Pemulihan akses internet tersebut diungkap oleh layanan pemantau Netblocks di Twitter pada Minggu (7/2).
"Pemulihan sebagian konektivitas internet dikonfirmasi di Myanmar mulai pukul 14.00 waktu setempat pada beberapa penyedia setelah pemadaman informasi," cuit Netblocks.
Khusus untuk platform media sosial, Netblocks menyebut akses masih tetap dilarang pada Minggu sore.

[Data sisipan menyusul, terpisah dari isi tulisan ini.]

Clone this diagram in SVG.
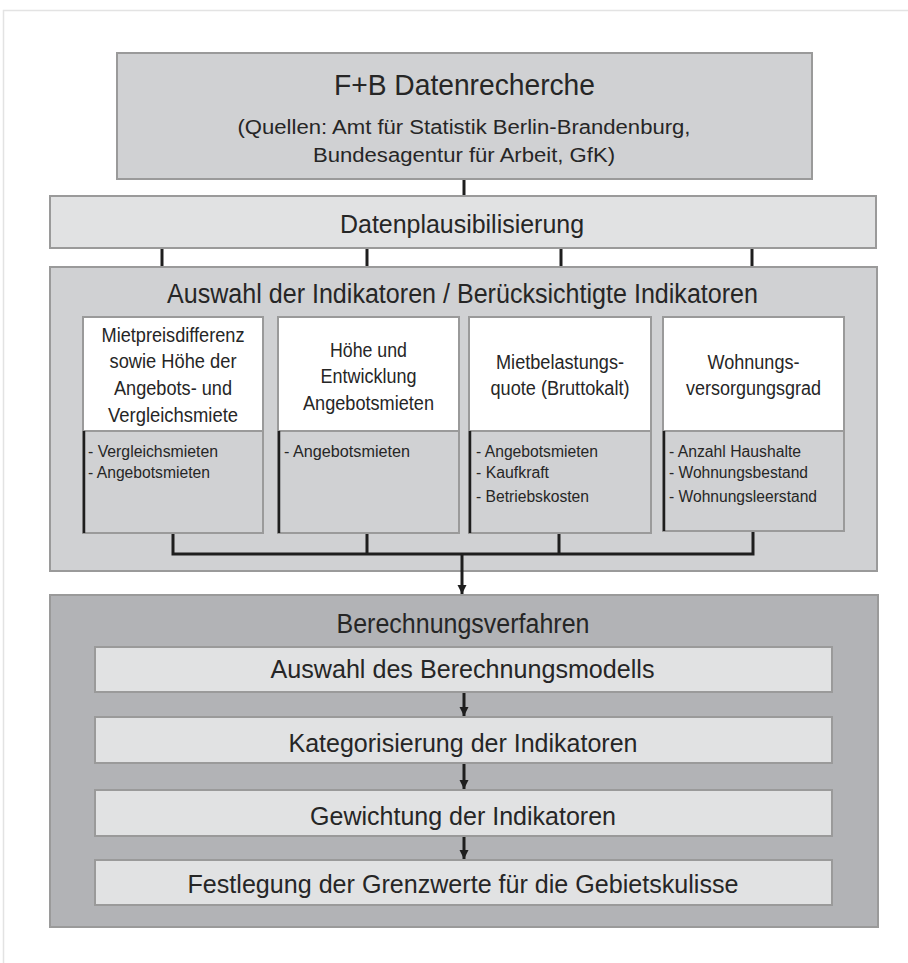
<svg xmlns="http://www.w3.org/2000/svg" width="908" height="963" viewBox="0 0 908 963">
<style>
text{font-family:"Liberation Sans",Arial,sans-serif;fill:#262626;}
.c{text-anchor:middle;}
.box{stroke:#9a9a9a;stroke-width:2;}
.mid{fill:#d0d1d3;}
.light{fill:#e1e2e3;}
.dark{fill:#b2b3b6;}
.hdr{fill:#ffffff;}
.con{stroke:#1e1e1e;stroke-width:3;fill:none;}
.sh{stroke:#1e1e1e;stroke-width:2.5;}
.h{font-size:20px;}
.l{font-size:16px;}
</style>
<defs>
<marker id="ah" markerWidth="10" markerHeight="10" refX="9" refY="5" orient="auto" markerUnits="userSpaceOnUse" viewBox="0 0 10 10">
<path d="M0,0.5 L9,5 L0,9.5 Z" fill="#1e1e1e"/>
</marker>
</defs>
<rect x="0" y="0" width="908" height="963" fill="#ffffff"/>
<path d="M3.5,963 L3.5,10.5 L908,10.5" fill="none" stroke="#e3e3e3" stroke-width="1.5"/>

<g id="datenrecherche">
<rect class="box mid" x="117" y="53" width="695" height="126"/>
<text class="c" x="464.5" y="95" font-size="30" textLength="261" lengthAdjust="spacingAndGlyphs">F+B Datenrecherche</text>
<text class="c" x="464" y="134" font-size="20" textLength="453" lengthAdjust="spacingAndGlyphs">(Quellen: Amt für Statistik Berlin-Brandenburg,</text>
<text class="c" x="464" y="162" font-size="20" textLength="302" lengthAdjust="spacingAndGlyphs">Bundesagentur für Arbeit, GfK)</text>
</g>

<g id="plausibilisierung">
<rect class="box light" x="50" y="196" width="826" height="52"/>
<text class="c" x="462" y="233" font-size="25" textLength="244" lengthAdjust="spacingAndGlyphs">Datenplausibilisierung</text>
</g>

<g id="auswahl">
<rect class="box mid" x="50" y="267" width="827" height="304"/>
<text class="c" x="462.5" y="303" font-size="27" textLength="591" lengthAdjust="spacingAndGlyphs">Auswahl der Indikatoren / Berücksichtigte Indikatoren</text>
</g>

<g id="ind1">
<rect class="box mid" x="83" y="317" width="180" height="216"/>
<rect class="box hdr" x="83" y="317" width="180" height="114"/>
<line class="sh" x1="84" y1="431" x2="84" y2="533"/>
<text class="c h" x="173" y="342" textLength="143" lengthAdjust="spacingAndGlyphs">Mietpreisdifferenz</text>
<text class="c h" x="173" y="368" textLength="127" lengthAdjust="spacingAndGlyphs">sowie Höhe der</text>
<text class="c h" x="173" y="395" textLength="118" lengthAdjust="spacingAndGlyphs">Angebots- und</text>
<text class="c h" x="173" y="422" textLength="130" lengthAdjust="spacingAndGlyphs">Vergleichsmiete</text>
<text class="l" x="88" y="457" textLength="130" lengthAdjust="spacingAndGlyphs">- Vergleichsmieten</text>
<text class="l" x="88" y="478" textLength="122" lengthAdjust="spacingAndGlyphs">- Angebotsmieten</text>
</g>

<g id="ind2">
<rect class="box mid" x="278" y="317" width="181" height="216"/>
<rect class="box hdr" x="278" y="317" width="181" height="114"/>
<line class="sh" x1="279" y1="431" x2="279" y2="533"/>
<text class="c h" x="368.5" y="357" textLength="77" lengthAdjust="spacingAndGlyphs">Höhe und</text>
<text class="c h" x="368.5" y="383" textLength="96" lengthAdjust="spacingAndGlyphs">Entwicklung</text>
<text class="c h" x="368.5" y="410" textLength="131" lengthAdjust="spacingAndGlyphs">Angebotsmieten</text>
<text class="l" x="284" y="457" textLength="126" lengthAdjust="spacingAndGlyphs">-  Angebotsmieten</text>
</g>

<g id="ind3">
<rect class="box mid" x="469" y="317" width="182" height="216"/>
<rect class="box hdr" x="469" y="317" width="182" height="114"/>
<line class="sh" x1="470" y1="431" x2="470" y2="533"/>
<text class="c h" x="560" y="369" textLength="128" lengthAdjust="spacingAndGlyphs">Mietbelastungs-</text>
<text class="c h" x="560" y="395" textLength="139" lengthAdjust="spacingAndGlyphs">quote (Bruttokalt)</text>
<text class="l" x="476" y="457" textLength="122" lengthAdjust="spacingAndGlyphs">- Angebotsmieten</text>
<text class="l" x="476" y="478" textLength="73" lengthAdjust="spacingAndGlyphs">- Kaufkraft</text>
<text class="l" x="476" y="502" textLength="113" lengthAdjust="spacingAndGlyphs">- Betriebskosten</text>
</g>

<g id="ind4">
<rect class="box mid" x="663" y="317" width="181" height="214"/>
<rect class="box hdr" x="663" y="317" width="181" height="114"/>
<line class="sh" x1="664" y1="431" x2="664" y2="531"/>
<text class="c h" x="753.5" y="369" textLength="92" lengthAdjust="spacingAndGlyphs">Wohnungs-</text>
<text class="c h" x="753.5" y="395" textLength="135" lengthAdjust="spacingAndGlyphs">versorgungsgrad</text>
<text class="l" x="669" y="457" textLength="132" lengthAdjust="spacingAndGlyphs">- Anzahl Haushalte</text>
<text class="l" x="669" y="478" textLength="139" lengthAdjust="spacingAndGlyphs">- Wohnungsbestand</text>
<text class="l" x="669" y="502" textLength="148" lengthAdjust="spacingAndGlyphs">- Wohnungsleerstand</text>
</g>

<g id="berechnung">
<rect class="box dark" x="50" y="595" width="828" height="332"/>
<text class="c" x="463" y="633" font-size="27" textLength="253" lengthAdjust="spacingAndGlyphs">Berechnungsverfahren</text>
</g>

<g id="schritt1">
<rect class="box light" x="95" y="647" width="737" height="45"/>
<text class="c" x="462.5" y="678" font-size="25" textLength="384" lengthAdjust="spacingAndGlyphs">Auswahl des Berechnungsmodells</text>
</g>
<g id="schritt2">
<rect class="box light" x="95" y="717" width="737" height="46"/>
<text class="c" x="463" y="752" font-size="25" textLength="349" lengthAdjust="spacingAndGlyphs">Kategorisierung der Indikatoren</text>
</g>
<g id="schritt3">
<rect class="box light" x="95" y="790" width="737" height="46"/>
<text class="c" x="463" y="825" font-size="25" textLength="306" lengthAdjust="spacingAndGlyphs">Gewichtung der Indikatoren</text>
</g>
<g id="schritt4">
<rect class="box light" x="95" y="860" width="737" height="45"/>
<text class="c" x="463" y="893" font-size="25" textLength="551" lengthAdjust="spacingAndGlyphs">Festlegung der Grenzwerte für die Gebietskulisse</text>
</g>

<g id="connectors">
<line class="con" x1="464" y1="180" x2="464" y2="195"/>
<line class="con" x1="162" y1="249" x2="162" y2="266"/>
<line class="con" x1="367" y1="249" x2="367" y2="266"/>
<line class="con" x1="561" y1="249" x2="561" y2="266"/>
<line class="con" x1="752" y1="249" x2="752" y2="266"/>
<path class="con" d="M173,534 L173,554 L753,554 L753,532 M367,534 L367,554 M559,534 L559,554"/>
<line class="con" x1="462" y1="554" x2="462" y2="594" marker-end="url(#ah)"/>
<line class="con" x1="464" y1="693" x2="464" y2="716" marker-end="url(#ah)"/>
<line class="con" x1="464" y1="764" x2="464" y2="789" marker-end="url(#ah)"/>
<line class="con" x1="464" y1="837" x2="464" y2="859" marker-end="url(#ah)"/>
</g>
</svg>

Meski begitu, pelanggan telepon seluler yang menggunakan layanan MPT, Ooredoo, Telenor, dan Myter sudah dapat mengakses data internet seluler dan Wi-Fi.
Sebelumnya, Netblocks mengatakan, konektivitas internet di Myanmar berada pada 14 persen dari tingkat biasanya.
Pada Sabtu (6/2), akses internet dipadamkan seiring dengan gelombang protes besar-besaran yang dilakukan oleh puluhan ribu warga Myanmar.
Para pengunjuk rasa memakai baju merah, bendera merah, dan balon merah yang mewakili warna partai Liga Nasional untuk Demokrasi (NLD).
"Kami tidak ingin kediktatoran militer! Kami ingin demokrasi!" seru mereka.
Unjuk rasa yang lebih besar terjadi pada Minggu, di mana puluhan ribu orang berkumpul di Yangon, berjalan menuju Pagoda Sule. Itu merupakan titik kumpul selama aksi protes pada 2007 yang dipimpin oleh biksu Buddha.
"Kami tidak ingin hidup di bawah sepatu bot militer," kata seorang pengunjuk rasa berusia 29 tahun, Ye Yint.
Berdasarkan catatan dari staf Perserikatan Bangsa-Bangsa (PBB), sekitar 60 ribu orang ikut dalam aksi protes di Yangon, sementara 1.000 orang melakukan unjuk rasa di Naypyidaw.